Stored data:

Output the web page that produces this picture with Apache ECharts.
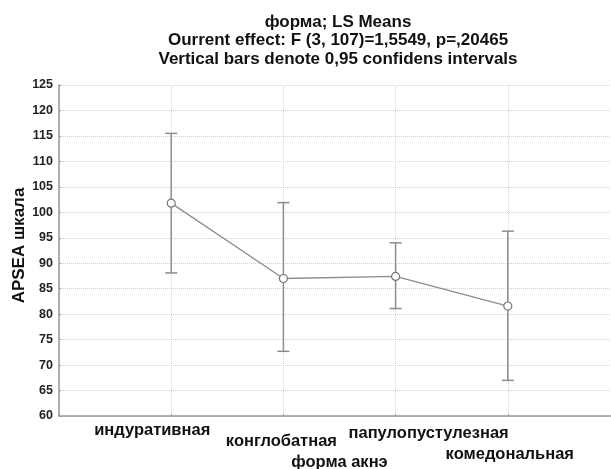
<!DOCTYPE html>
<html><head><meta charset="utf-8">
<script src="https://cdn.jsdelivr.net/npm/echarts@6/dist/echarts.min.js"></script>
<style>html,body{margin:0;padding:0;background:#fff}#c{width:611px;height:469px}</style>
</head><body><div id="c"></div>
<script>
const categories = ['индуративная', 'конглобатная', 'папулопустулезная', 'комедональная'];
const means = [101.8, 87.0, 87.4, 81.6];
const lower = [88.1, 72.7, 81.1, 67.0];
const upper = [115.5, 101.9, 94.0, 96.3];
const yTicks = [60, 65, 70, 75, 80, 85, 90, 95, 100, 105, 110, 115, 120, 125];
const titleLines = ['форма; LS Means', 'Ourrent effect: F (3, 107)=1,5549, p=,20465', 'Vertical bars denote 0,95 confidens intervals'];
const xTitle = 'форма акнэ';
const yTitle = 'APSEA шкала';

// label offsets [dx, dy] relative to tick (layout only)
const labelShift = [[-19, 0], [-2, 11], [33, 3], [2, 24]];

const axisData = [{value: ' '}].concat(categories.map((c, i) => {
  const [dx, dy] = labelShift[i];
  return {value: c, textStyle: {padding: [dy, dx < 0 ? -2 * dx : 0, 0, dx > 0 ? 2 * dx : 0]}};
})).concat([{value: '  '}]);

const FONT = 'Liberation Sans';
const grey = '#8c8c8c';
const chart = echarts.init(document.getElementById('c'));
chart.setOption({
  animation: false,
  backgroundColor: '#fff',
  title: {
    text: titleLines.join('\n'), left: 333, textAlign: 'center', top: 8,
    textStyle: {fontFamily: FONT, fontWeight: 'bold', fontSize: 17, lineHeight: 18.5, color: '#111'}
  },
  grid: {left: 59, right: -9, top: 85, bottom: 53, containLabel: false, outerBoundsMode: 'none'},
  xAxis: {
    type: 'category', data: axisData, boundaryGap: false,
    name: xTitle, nameLocation: 'middle', nameGap: 38, nameMoveOverlap: false,
    nameTextStyle: {fontFamily: FONT, fontWeight: 'bold', fontSize: 16.5, color: '#111'},
    axisLine: {lineStyle: {color: '#999', width: 1.5}},
    axisTick: {show: true, length: 2, inside: true, lineStyle: {color: '#999'}},
    axisLabel: {fontFamily: FONT, fontWeight: 'bold', fontSize: 16.5, color: '#111', margin: 6, interval: 0},
    splitLine: {show: true, lineStyle: {color: '#d8d8d8', type: 'dotted'}}
  },
  yAxis: {
    type: 'value', min: 60, max: 125, interval: 5,
    name: yTitle, nameLocation: 'middle', nameGap: 31, nameRotate: 90, nameMoveOverlap: false,
    nameTextStyle: {fontFamily: FONT, fontWeight: 'bold', fontSize: 17, color: '#111', padding: [0, 0, 0, 10]},
    axisLine: {show: true, lineStyle: {color: '#999', width: 1.5}},
    axisTick: {show: true, length: 2, inside: true, lineStyle: {color: '#999'}},
    axisLabel: {fontFamily: FONT, fontWeight: 'bold', fontSize: 12.5, color: '#222', margin: 6,
      formatter: v => yTicks.indexOf(v) >= 0 ? String(v) : ''},
    splitLine: {show: true, lineStyle: {color: '#cfcfcf', type: 'dotted'}}
  },
  series: [
    {
      type: 'custom',
      data: categories.map((c, i) => [c, lower[i], upper[i]]),
      renderItem: function (params, api) {
        const x = api.value(0);
        const lo = api.coord([x, api.value(1)]);
        const hi = api.coord([x, api.value(2)]);
        const w = 6;
        const st = {stroke: grey, lineWidth: 1.5};
        return {type: 'group', children: [
          {type: 'line', shape: {x1: lo[0], y1: lo[1], x2: hi[0], y2: hi[1]}, style: st},
          {type: 'line', shape: {x1: lo[0] - w, y1: lo[1], x2: lo[0] + w, y2: lo[1]}, style: st},
          {type: 'line', shape: {x1: hi[0] - w, y1: hi[1], x2: hi[0] + w, y2: hi[1]}, style: st}
        ]};
      },
      z: 2
    },
    {
      type: 'line',
      data: categories.map((c, i) => [c, means[i]]),
      symbol: 'circle', symbolSize: 8,
      lineStyle: {color: grey, width: 1.3},
      itemStyle: {color: '#fff', borderColor: '#777', borderWidth: 1.2},
      z: 3
    }
  ]
});
</script></body></html>
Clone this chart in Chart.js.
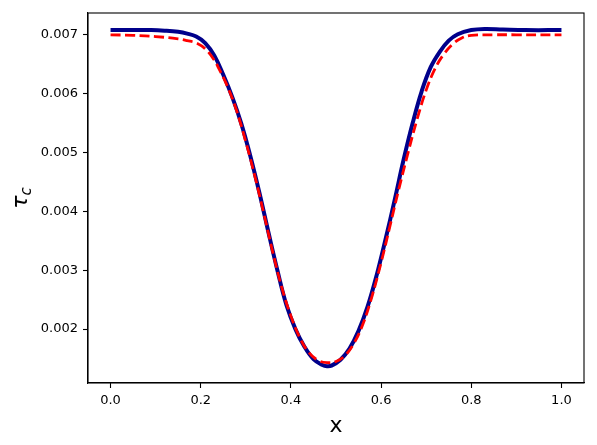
<!DOCTYPE html>
<html>
<head>
<meta charset="utf-8">
<script src="https://cdn.jsdelivr.net/npm/chart.js@4"></script>
<style>
  body { margin: 0; background: #fff; }
</style>
</head>
<body>
<canvas id="myChart" width="597" height="445"></canvas>
<script>
// solid navy curve
const xBlue = [0.00, 0.05, 0.09, 0.12, 0.15, 0.17, 0.19, 0.21, 0.23, 0.25, 0.27, 0.29, 0.31, 0.33, 0.35, 0.37, 0.39, 0.41, 0.43, 0.45, 0.47, 0.48, 0.49, 0.51, 0.53, 0.55, 0.57, 0.59, 0.61, 0.63, 0.65, 0.67, 0.69, 0.71, 0.73, 0.75, 0.77, 0.80, 0.83, 0.87, 0.92, 1.00];
const yBlue = [0.00708, 0.00708, 0.00708, 0.00707, 0.00705, 0.00702, 0.00697, 0.00686, 0.00665, 0.00632, 0.00594, 0.00549, 0.00494, 0.00432, 0.00365, 0.00300, 0.00241, 0.00200, 0.00170, 0.00149, 0.00139, 0.00137, 0.00138, 0.00148, 0.00167, 0.00197, 0.00238, 0.00291, 0.00353, 0.00419, 0.00488, 0.00550, 0.00604, 0.00645, 0.00671, 0.00690, 0.00701, 0.00708, 0.00710, 0.00709, 0.00708, 0.00708];

// red dashed curve
const xRed = [0.00, 0.05, 0.10, 0.15, 0.17, 0.19, 0.21, 0.23, 0.24, 0.26, 0.28, 0.30, 0.32, 0.34, 0.36, 0.38, 0.40, 0.42, 0.44, 0.46, 0.48, 0.50, 0.52, 0.54, 0.56, 0.58, 0.60, 0.62, 0.64, 0.66, 0.68, 0.70, 0.72, 0.74, 0.76, 0.78, 0.80, 0.85, 0.90, 1.00];
const yRed = [0.00700, 0.00699, 0.00697, 0.00693, 0.00690, 0.00686, 0.00676, 0.00657, 0.00643, 0.00611, 0.00570, 0.00518, 0.00460, 0.00396, 0.00330, 0.00270, 0.00222, 0.00185, 0.00160, 0.00147, 0.00143, 0.00145, 0.00155, 0.00176, 0.00209, 0.00256, 0.00313, 0.00376, 0.00440, 0.00500, 0.00557, 0.00606, 0.00643, 0.00668, 0.00685, 0.00695, 0.00699, 0.00700, 0.00700, 0.00700];

const xTicks = [0.0, 0.2, 0.4, 0.6, 0.8, 1.0];
const yTicks = [0.002, 0.003, 0.004, 0.005, 0.006, 0.007];

const toPoints = (xs, ys) => xs.map((x, i) => ({x: x, y: ys[i]}));

const font = 'DejaVu Sans';

// top/right spines + the tau_c axis label
const frame = {
  id: 'frame',
  afterDraw(chart) {
    const {ctx, chartArea: {top, bottom, left, right}} = chart;
    ctx.save();
    ctx.strokeStyle = '#000';
    ctx.lineWidth = 1.1;
    ctx.strokeRect(left, top, right - left, bottom - top);

    ctx.translate(28, (top + bottom) / 2);
    ctx.rotate(-Math.PI / 2);
    ctx.fillStyle = '#000';
    ctx.textBaseline = 'alphabetic';
    ctx.font = 'italic 22px "' + font + '"';
    const w1 = ctx.measureText('τ').width;
    ctx.font = 'italic 15px "' + font + '"';
    const w2 = ctx.measureText('c').width;
    const x0 = -(w1 + w2) / 2;
    ctx.font = 'italic 22px "' + font + '"';
    ctx.fillText('τ', x0, -1);
    ctx.font = 'italic 15px "' + font + '"';
    ctx.fillText('c', x0 + w1, 3);
    ctx.restore();
  }
};

const data = {
  datasets: [
    {
      label: 'red',
      data: toPoints(xRed, yRed),
      borderColor: '#ff0000',
      borderWidth: 2.8,
      borderDash: [10, 4.5],
      pointRadius: 0,
      tension: 0.4,
      fill: false
    },
    {
      label: 'navy',
      data: toPoints(xBlue, yBlue),
      borderColor: '#00008b',
      borderWidth: 4,
      pointRadius: 0,
      tension: 0.4,
      fill: false
    }
  ]
};

const config = {
  type: 'line',
  data,
  options: {
    responsive: false,
    animation: false,
    layout: { padding: { top: 13, right: 13, left: 0, bottom: 0 } },
    plugins: { legend: { display: false }, tooltip: { enabled: false } },
    scales: {
      x: {
        type: 'linear',
        min: -0.05,
        max: 1.05,
        afterBuildTicks: (s) => { s.ticks = xTicks.map(v => ({value: v})); },
        afterFit: (s) => { s.height = 62; },
        border: { color: '#000', width: 1.1 },
        grid: { drawOnChartArea: false, tickLength: 5, tickColor: '#000', tickWidth: 1.1 },
        ticks: {
          color: '#000',
          padding: 5,
          maxRotation: 0,
          font: { family: font, size: 13 },
          callback: (v) => v.toFixed(1)
        },
        title: {
          display: true,
          text: 'x',
          color: '#000',
          font: { family: font, size: 22 },
          padding: { top: 0, bottom: 6 }
        }
      },
      y: {
        type: 'linear',
        min: 0.001084,
        max: 0.00737,
        afterBuildTicks: (s) => { s.ticks = yTicks.map(v => ({value: v})); },
        afterFit: (s) => { s.width = 88; },
        border: { color: '#000', width: 1.1 },
        grid: { drawOnChartArea: false, tickLength: 5, tickColor: '#000', tickWidth: 1.1 },
        ticks: {
          color: '#000',
          padding: 5,
          font: { family: font, size: 13 },
          callback: (v) => v.toFixed(3)
        }
      }
    }
  },
  plugins: [frame]
};

const myChart = new Chart(document.getElementById('myChart'), config);
</script>
</body>
</html>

Task prompt: Show all lines from the records above where the word "this" occurs.

Expected answer:
Output the web page that produces this picture with Apache ECharts.
Clone this chart in Chart.js.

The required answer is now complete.